Super computer needed to count this year’s English hen harrier nests

Here’s the tried and tested method that Natural England has deployed in recent years to count the number of hen harrier nests in England. In fact they’ve only needed one hand to complete the task.

This year, there are so many hen harrier nests, they’ve had to deploy a super computer to cope with the figures.

We know there must be loads and loads of nests, judging by the response we received from Natural England to a recent FoI request. In early July we asked NE the following simple questions:

  1. How many hen harrier breeding attempts in England are Natural England aware of in 2017, to date?
  2. How many of those were successful, to date?
  3. In which counties were the successful/unsuccessful nests?
  4. How many of those breeding attempts were on a driven grouse moor?

Today they responded and told us the information was being withheld for the time being. One of the reasons was a Public Interest Test, as follows:

Gosh! Soooooo many nests the data are having to be “quality assured and analysed” so as not to be misleading or inaccurate! We can hardly wait to see the results of such a challenging and complicated analysis.

Interesting to note that NE says the results “will be made available within the next month“. Will that be before or after Hen Harrier Day, which takes place in two and a half weeks?

21 thoughts on “Super computer needed to count this year’s English hen harrier nests”

  1. I can offer my “smarter than them” ‘phone. to help them count! They don’t even have to press buttons, just talk to it in plain and simple language.

    Mind you it may be unable to control its indignity!!!

    Who do these folk think they are dealing with?

    Doug

  2. Marvellous, great to see NE plumbing ever greater depths. Think I might just make it to my second hand then I’ll see if NE will pay me their “super computer’s” consultancy fee.

    1. Does civil service career progress in Natural England now involve watching old repeats of ‘Yes Minister’?

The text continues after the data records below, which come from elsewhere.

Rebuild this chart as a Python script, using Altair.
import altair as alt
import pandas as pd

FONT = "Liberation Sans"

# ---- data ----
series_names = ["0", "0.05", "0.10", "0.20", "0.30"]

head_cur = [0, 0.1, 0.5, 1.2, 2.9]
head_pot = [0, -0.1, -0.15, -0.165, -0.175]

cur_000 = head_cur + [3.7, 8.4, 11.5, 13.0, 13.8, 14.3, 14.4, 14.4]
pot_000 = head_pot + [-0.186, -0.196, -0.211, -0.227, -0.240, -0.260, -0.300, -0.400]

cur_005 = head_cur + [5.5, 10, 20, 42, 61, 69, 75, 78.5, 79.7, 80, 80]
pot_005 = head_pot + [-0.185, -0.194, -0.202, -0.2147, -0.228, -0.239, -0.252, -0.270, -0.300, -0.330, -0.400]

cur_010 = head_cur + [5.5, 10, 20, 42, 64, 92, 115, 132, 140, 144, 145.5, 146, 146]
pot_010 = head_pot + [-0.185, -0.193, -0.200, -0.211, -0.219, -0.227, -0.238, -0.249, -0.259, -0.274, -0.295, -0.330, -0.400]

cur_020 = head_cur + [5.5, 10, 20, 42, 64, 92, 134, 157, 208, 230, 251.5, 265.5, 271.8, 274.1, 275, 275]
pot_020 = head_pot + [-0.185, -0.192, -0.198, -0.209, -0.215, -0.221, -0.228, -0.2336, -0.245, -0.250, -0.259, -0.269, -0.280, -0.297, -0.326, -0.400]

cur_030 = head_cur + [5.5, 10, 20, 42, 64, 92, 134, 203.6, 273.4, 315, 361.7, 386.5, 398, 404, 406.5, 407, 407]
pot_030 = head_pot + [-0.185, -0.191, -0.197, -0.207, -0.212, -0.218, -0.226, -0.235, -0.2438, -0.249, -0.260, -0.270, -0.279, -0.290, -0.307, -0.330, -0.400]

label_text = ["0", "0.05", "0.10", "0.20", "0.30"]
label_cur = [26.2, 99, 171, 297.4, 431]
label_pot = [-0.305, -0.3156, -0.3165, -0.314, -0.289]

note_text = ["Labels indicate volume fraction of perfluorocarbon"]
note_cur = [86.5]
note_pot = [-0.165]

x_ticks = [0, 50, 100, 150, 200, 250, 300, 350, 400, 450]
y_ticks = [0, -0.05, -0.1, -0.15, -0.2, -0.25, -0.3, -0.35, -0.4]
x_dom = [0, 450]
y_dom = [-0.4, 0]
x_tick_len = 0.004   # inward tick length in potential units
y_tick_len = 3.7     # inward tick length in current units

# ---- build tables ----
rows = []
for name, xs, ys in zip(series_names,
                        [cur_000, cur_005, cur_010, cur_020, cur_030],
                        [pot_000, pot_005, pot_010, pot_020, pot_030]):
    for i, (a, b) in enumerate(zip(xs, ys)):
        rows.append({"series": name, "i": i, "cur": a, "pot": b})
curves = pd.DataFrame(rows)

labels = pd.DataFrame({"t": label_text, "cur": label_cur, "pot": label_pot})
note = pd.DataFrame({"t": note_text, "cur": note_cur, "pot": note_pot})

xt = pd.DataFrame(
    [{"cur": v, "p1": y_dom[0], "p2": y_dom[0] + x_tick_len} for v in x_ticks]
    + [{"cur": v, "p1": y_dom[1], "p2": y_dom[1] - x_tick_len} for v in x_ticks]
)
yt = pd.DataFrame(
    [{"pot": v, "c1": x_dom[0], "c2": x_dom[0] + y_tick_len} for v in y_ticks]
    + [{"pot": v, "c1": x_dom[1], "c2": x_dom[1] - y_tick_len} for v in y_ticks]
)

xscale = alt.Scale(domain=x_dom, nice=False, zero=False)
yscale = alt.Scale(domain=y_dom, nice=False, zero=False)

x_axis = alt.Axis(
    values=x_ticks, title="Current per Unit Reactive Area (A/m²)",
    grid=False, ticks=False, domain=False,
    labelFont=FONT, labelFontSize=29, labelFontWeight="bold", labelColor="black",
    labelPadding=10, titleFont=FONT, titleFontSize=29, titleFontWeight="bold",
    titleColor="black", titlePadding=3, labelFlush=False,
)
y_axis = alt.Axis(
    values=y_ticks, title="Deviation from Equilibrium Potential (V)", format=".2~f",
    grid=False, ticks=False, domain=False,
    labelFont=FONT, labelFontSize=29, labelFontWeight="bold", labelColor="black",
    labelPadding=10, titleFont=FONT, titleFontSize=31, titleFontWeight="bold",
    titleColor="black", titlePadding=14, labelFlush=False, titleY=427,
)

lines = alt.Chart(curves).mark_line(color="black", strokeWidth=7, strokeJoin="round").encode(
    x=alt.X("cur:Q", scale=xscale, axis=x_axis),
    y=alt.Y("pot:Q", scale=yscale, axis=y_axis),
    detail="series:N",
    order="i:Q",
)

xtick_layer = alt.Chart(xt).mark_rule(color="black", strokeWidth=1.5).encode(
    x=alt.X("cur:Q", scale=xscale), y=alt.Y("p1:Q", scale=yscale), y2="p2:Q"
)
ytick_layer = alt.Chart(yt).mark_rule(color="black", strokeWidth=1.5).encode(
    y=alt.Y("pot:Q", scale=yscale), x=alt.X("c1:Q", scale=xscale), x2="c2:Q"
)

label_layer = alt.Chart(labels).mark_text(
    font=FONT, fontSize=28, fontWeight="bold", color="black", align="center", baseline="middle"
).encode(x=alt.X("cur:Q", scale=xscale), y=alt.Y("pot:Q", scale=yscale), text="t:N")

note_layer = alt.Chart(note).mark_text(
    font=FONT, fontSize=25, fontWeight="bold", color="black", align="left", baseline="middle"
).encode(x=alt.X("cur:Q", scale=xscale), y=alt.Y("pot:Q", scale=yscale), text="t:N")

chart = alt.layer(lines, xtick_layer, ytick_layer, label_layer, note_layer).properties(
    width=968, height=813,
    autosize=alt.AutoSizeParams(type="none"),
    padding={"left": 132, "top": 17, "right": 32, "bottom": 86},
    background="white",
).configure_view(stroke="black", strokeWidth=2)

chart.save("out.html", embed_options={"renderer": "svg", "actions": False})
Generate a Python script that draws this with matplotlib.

  3. That’s at least 3 ‘believes’ and 3 ‘feels’ in that 4 paragraph NE statement.
    Who needs a computer when you have loads of feelings and beliefs.

  4. Let’s put it this way, you don’t need one hand, one finger will do. Also one finger to NE for chickening out on disclosing this single success until I guess after Hen Harrier day. NE, gutless , clueless & utterly hopeless.

  5. I think they should have applied some quality analysis to their written reply. I think they have managed more repetition than the successful number of Hen Harrier breeding attempts that will be disclosed eventually.

  6. They’ll be holding back so as not to clash with the start of Augusts Inglorious 12th Grouse shooting season.

  7. Wouldn’t it be lovely if another Protest Day could be arranged…a ‘Post NE Hen Harrier Info Release Day’. Maybe next month after they’ve released the info this month, as promised??

  8. Who in natural England was responsible for this reply and what political constraints were imposed. Can we have accountability!

  9. I think this reply must have been written by an admirer of our esteemed Prime Minister. “Quality assured and analysis” mentioned three times. I’m surprised we weren’t reminded that Natural England is a a “strong and stable” organisation.
    Or perhaps it demonstrates a chink of light within those gloomy walls: some poor apparatchik ordered to pen a dismissive reply decided to provide one of such monumental banality as to instead send the message that, “yes, I know this is nonsense, but my hands are tied.”

  10. Never seen so many words used to say nothing, this is very truly the utmost political gobbled gook I have ever had the privilege “Not” to read.

  11. Desperately needing time to investigate the most convincing way to ‘spin’ it – I can’t wait!

  12. The only benign explanation I can think of for the delay is that NE have reason to believe there has been a successful breeding attempt somewhere, known only to the driven grouse shooting industry, that NE have so far been unable to verify.

    It would be a PR coup for the DGS lobby if they were able to announce a successful breeding attempt that NE were unaware of.

    1. Yes, perhaps, but our FoI questions deliberately included the qualifying term “to date”, to allow NE to comment on the current known status with the caveat that this figure might change before the season’s end.

  13. The organisation, funded by the public purse so surely accountable to the public needs to be put out of its misery? Surely the kindest thing to do would be to euthanase it? Those who have wrestled its various guises over the decades might just opt for a complete cull?

    Please, NE staff don’t offer up the usual “careful what you wish for” dribble? Yes, I appreciate there are doubtless many lovely, well meaning grass roots staff scared about pensions etc. We need champions with backbones who work to conserve, protect etc. before it’s too late #stateofnature #wildlifecrime ?

    Well done RPUK, keep up the pressure. The rest of us should write to our MPs etc. Oh, they’re on a long summer recess soon …. wonder how many will be in the uplands on 12th August:(

  14. Counting hen harriers and their nests requires experience.

    NE should recruit the guy who has recently undertaken this role counting Spoonbill nests in Yorkshire.

  15. Hmm.. I wonder how many hen harrier field workers are employed by natural england? 0? The data is collected by raptor workers and at best NE act as coordinators…. This site could act as a duplicate coordinator… any English raptor worker seen breeding harriers this year?